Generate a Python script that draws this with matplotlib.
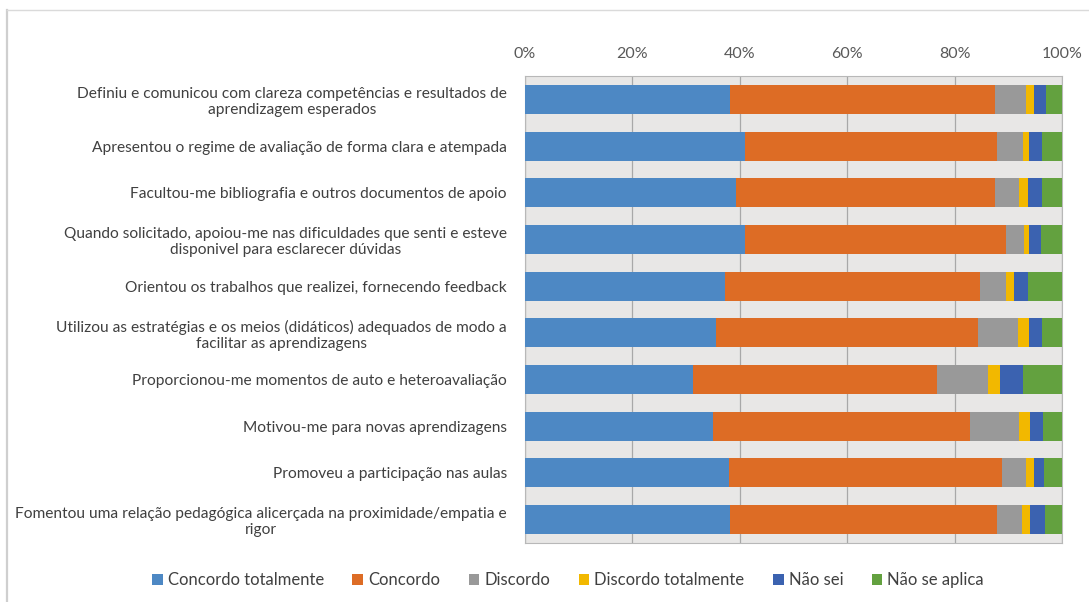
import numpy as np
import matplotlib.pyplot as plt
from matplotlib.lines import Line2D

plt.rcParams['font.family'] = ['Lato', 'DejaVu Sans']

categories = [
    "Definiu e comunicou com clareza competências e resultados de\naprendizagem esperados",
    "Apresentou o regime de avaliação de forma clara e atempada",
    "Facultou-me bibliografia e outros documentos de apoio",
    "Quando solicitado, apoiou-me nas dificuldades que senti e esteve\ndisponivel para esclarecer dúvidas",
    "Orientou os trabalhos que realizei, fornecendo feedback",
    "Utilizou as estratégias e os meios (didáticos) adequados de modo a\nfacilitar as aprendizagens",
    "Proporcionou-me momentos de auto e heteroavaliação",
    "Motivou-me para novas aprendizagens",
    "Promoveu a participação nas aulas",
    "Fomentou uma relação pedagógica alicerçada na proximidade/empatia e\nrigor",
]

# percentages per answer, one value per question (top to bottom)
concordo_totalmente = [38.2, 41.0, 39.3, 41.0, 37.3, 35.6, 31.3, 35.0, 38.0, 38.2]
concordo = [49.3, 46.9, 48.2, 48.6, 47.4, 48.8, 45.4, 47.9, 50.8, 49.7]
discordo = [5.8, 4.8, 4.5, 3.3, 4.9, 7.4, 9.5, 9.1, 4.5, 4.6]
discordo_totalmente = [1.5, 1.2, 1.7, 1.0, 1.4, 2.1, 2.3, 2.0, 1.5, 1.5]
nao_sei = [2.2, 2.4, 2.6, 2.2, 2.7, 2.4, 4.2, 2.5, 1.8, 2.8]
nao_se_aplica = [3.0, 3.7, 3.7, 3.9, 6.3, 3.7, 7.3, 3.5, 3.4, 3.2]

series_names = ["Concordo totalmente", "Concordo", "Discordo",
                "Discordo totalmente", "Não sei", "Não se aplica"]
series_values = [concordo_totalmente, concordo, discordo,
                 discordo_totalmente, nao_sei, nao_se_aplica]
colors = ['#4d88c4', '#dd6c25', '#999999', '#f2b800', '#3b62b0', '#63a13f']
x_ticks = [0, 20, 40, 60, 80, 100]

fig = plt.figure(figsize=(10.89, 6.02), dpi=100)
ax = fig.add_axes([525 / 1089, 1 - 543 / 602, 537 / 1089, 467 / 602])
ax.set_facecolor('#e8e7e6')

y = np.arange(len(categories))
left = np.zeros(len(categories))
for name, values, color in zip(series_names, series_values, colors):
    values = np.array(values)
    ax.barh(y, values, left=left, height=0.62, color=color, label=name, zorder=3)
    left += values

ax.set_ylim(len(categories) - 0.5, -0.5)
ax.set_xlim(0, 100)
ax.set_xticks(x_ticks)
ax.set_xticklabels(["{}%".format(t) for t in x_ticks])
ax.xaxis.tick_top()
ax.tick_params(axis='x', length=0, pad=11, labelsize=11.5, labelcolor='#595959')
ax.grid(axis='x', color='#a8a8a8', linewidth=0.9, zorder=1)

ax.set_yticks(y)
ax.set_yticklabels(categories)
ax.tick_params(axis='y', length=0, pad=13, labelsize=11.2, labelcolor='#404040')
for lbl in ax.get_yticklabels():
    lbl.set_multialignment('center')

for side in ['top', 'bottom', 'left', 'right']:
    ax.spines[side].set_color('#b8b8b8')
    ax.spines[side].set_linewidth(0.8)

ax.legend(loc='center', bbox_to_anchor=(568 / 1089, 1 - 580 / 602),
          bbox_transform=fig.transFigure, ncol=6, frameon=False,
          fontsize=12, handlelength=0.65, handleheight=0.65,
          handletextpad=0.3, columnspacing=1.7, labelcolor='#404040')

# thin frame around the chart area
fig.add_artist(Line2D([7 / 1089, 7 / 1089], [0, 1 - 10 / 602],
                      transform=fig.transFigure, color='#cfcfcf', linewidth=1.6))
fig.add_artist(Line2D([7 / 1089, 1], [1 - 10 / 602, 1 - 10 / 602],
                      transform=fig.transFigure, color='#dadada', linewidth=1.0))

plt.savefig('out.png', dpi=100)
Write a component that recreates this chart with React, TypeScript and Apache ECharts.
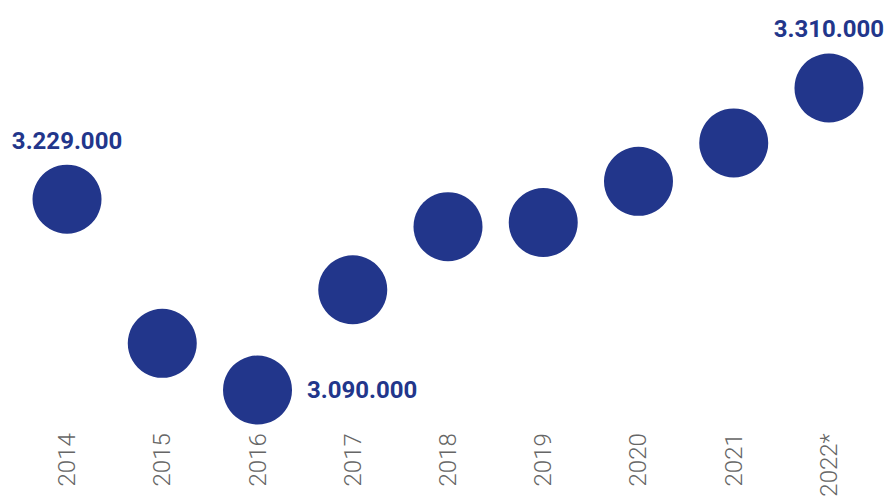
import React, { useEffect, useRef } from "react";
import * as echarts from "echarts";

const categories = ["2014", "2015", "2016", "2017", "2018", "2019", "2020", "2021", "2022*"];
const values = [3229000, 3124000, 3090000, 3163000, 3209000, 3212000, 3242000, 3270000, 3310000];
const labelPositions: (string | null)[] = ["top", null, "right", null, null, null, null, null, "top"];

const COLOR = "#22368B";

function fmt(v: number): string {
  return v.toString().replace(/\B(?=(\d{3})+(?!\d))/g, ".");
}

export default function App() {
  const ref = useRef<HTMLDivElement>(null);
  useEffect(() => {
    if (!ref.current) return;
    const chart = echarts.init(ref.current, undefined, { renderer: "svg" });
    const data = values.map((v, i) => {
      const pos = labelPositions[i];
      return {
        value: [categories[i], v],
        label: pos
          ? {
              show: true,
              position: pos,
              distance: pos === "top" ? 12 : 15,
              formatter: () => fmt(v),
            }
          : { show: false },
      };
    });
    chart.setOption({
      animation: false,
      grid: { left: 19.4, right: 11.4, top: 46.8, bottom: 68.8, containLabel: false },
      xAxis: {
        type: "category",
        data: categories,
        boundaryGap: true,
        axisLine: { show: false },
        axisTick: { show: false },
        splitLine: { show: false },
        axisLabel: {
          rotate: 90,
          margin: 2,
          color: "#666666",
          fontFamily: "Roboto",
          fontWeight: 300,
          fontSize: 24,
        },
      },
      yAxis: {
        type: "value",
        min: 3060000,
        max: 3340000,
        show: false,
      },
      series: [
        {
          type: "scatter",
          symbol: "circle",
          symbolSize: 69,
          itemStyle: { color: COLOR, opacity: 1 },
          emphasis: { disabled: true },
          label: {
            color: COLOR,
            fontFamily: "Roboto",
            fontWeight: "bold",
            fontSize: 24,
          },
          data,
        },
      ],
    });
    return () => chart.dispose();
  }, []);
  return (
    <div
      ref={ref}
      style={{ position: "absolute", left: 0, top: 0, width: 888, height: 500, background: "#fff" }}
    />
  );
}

* * *

Given problem
Pictures in the records above should not be copied. Repeat everything else exactly.

Task output
Generate a Python script that draws this with matplotlib.
import numpy as np
import matplotlib.pyplot as plt
from matplotlib.lines import Line2D

plt.rcParams['font.family'] = ['Lato', 'DejaVu Sans']

categories = [
    "Definiu e comunicou com clareza competências e resultados de\naprendizagem esperados",
    "Apresentou o regime de avaliação de forma clara e atempada",
    "Facultou-me bibliografia e outros documentos de apoio",
    "Quando solicitado, apoiou-me nas dificuldades que senti e esteve\ndisponivel para esclarecer dúvidas",
    "Orientou os trabalhos que realizei, fornecendo feedback",
    "Utilizou as estratégias e os meios (didáticos) adequados de modo a\nfacilitar as aprendizagens",
    "Proporcionou-me momentos de auto e heteroavaliação",
    "Motivou-me para novas aprendizagens",
    "Promoveu a participação nas aulas",
    "Fomentou uma relação pedagógica alicerçada na proximidade/empatia e\nrigor",
]

# percentages per answer, one value per question (top to bottom)
concordo_totalmente = [38.2, 41.0, 39.3, 41.0, 37.3, 35.6, 31.3, 35.0, 38.0, 38.2]
concordo = [49.3, 46.9, 48.2, 48.6, 47.4, 48.8, 45.4, 47.9, 50.8, 49.7]
discordo = [5.8, 4.8, 4.5, 3.3, 4.9, 7.4, 9.5, 9.1, 4.5, 4.6]
discordo_totalmente = [1.5, 1.2, 1.7, 1.0, 1.4, 2.1, 2.3, 2.0, 1.5, 1.5]
nao_sei = [2.2, 2.4, 2.6, 2.2, 2.7, 2.4, 4.2, 2.5, 1.8, 2.8]
nao_se_aplica = [3.0, 3.7, 3.7, 3.9, 6.3, 3.7, 7.3, 3.5, 3.4, 3.2]

series_names = ["Concordo totalmente", "Concordo", "Discordo",
                "Discordo totalmente", "Não sei", "Não se aplica"]
series_values = [concordo_totalmente, concordo, discordo,
                 discordo_totalmente, nao_sei, nao_se_aplica]
colors = ['#4d88c4', '#dd6c25', '#999999', '#f2b800', '#3b62b0', '#63a13f']
x_ticks = [0, 20, 40, 60, 80, 100]

fig = plt.figure(figsize=(10.89, 6.02), dpi=100)
ax = fig.add_axes([525 / 1089, 1 - 543 / 602, 537 / 1089, 467 / 602])
ax.set_facecolor('#e8e7e6')

y = np.arange(len(categories))
left = np.zeros(len(categories))
for name, values, color in zip(series_names, series_values, colors):
    values = np.array(values)
    ax.barh(y, values, left=left, height=0.62, color=color, label=name, zorder=3)
    left += values

ax.set_ylim(len(categories) - 0.5, -0.5)
ax.set_xlim(0, 100)
ax.set_xticks(x_ticks)
ax.set_xticklabels(["{}%".format(t) for t in x_ticks])
ax.xaxis.tick_top()
ax.tick_params(axis='x', length=0, pad=11, labelsize=11.5, labelcolor='#595959')
ax.grid(axis='x', color='#a8a8a8', linewidth=0.9, zorder=1)

ax.set_yticks(y)
ax.set_yticklabels(categories)
ax.tick_params(axis='y', length=0, pad=13, labelsize=11.2, labelcolor='#404040')
for lbl in ax.get_yticklabels():
    lbl.set_multialignment('center')

for side in ['top', 'bottom', 'left', 'right']:
    ax.spines[side].set_color('#b8b8b8')
    ax.spines[side].set_linewidth(0.8)

ax.legend(loc='center', bbox_to_anchor=(568 / 1089, 1 - 580 / 602),
          bbox_transform=fig.transFigure, ncol=6, frameon=False,
          fontsize=12, handlelength=0.65, handleheight=0.65,
          handletextpad=0.3, columnspacing=1.7, labelcolor='#404040')

# thin frame around the chart area
fig.add_artist(Line2D([7 / 1089, 7 / 1089], [0, 1 - 10 / 602],
                      transform=fig.transFigure, color='#cfcfcf', linewidth=1.6))
fig.add_artist(Line2D([7 / 1089, 1], [1 - 10 / 602, 1 - 10 / 602],
                      transform=fig.transFigure, color='#dadada', linewidth=1.0))

plt.savefig('out.png', dpi=100)
Write a component that recreates this chart with React, TypeScript and Apache ECharts.
import React, { useEffect, useRef } from "react";
import * as echarts from "echarts";

const categories = ["2014", "2015", "2016", "2017", "2018", "2019", "2020", "2021", "2022*"];
const values = [3229000, 3124000, 3090000, 3163000, 3209000, 3212000, 3242000, 3270000, 3310000];
const labelPositions: (string | null)[] = ["top", null, "right", null, null, null, null, null, "top"];

const COLOR = "#22368B";

function fmt(v: number): string {
  return v.toString().replace(/\B(?=(\d{3})+(?!\d))/g, ".");
}

export default function App() {
  const ref = useRef<HTMLDivElement>(null);
  useEffect(() => {
    if (!ref.current) return;
    const chart = echarts.init(ref.current, undefined, { renderer: "svg" });
    const data = values.map((v, i) => {
      const pos = labelPositions[i];
      return {
        value: [categories[i], v],
        label: pos
          ? {
              show: true,
              position: pos,
              distance: pos === "top" ? 12 : 15,
              formatter: () => fmt(v),
            }
          : { show: false },
      };
    });
    chart.setOption({
      animation: false,
      grid: { left: 19.4, right: 11.4, top: 46.8, bottom: 68.8, containLabel: false },
      xAxis: {
        type: "category",
        data: categories,
        boundaryGap: true,
        axisLine: { show: false },
        axisTick: { show: false },
        splitLine: { show: false },
        axisLabel: {
          rotate: 90,
          margin: 2,
          color: "#666666",
          fontFamily: "Roboto",
          fontWeight: 300,
          fontSize: 24,
        },
      },
      yAxis: {
        type: "value",
        min: 3060000,
        max: 3340000,
        show: false,
      },
      series: [
        {
          type: "scatter",
          symbol: "circle",
          symbolSize: 69,
          itemStyle: { color: COLOR, opacity: 1 },
          emphasis: { disabled: true },
          label: {
            color: COLOR,
            fontFamily: "Roboto",
            fontWeight: "bold",
            fontSize: 24,
          },
          data,
        },
      ],
    });
    return () => chart.dispose();
  }, []);
  return (
    <div
      ref={ref}
      style={{ position: "absolute", left: 0, top: 0, width: 888, height: 500, background: "#fff" }}
    />
  );
}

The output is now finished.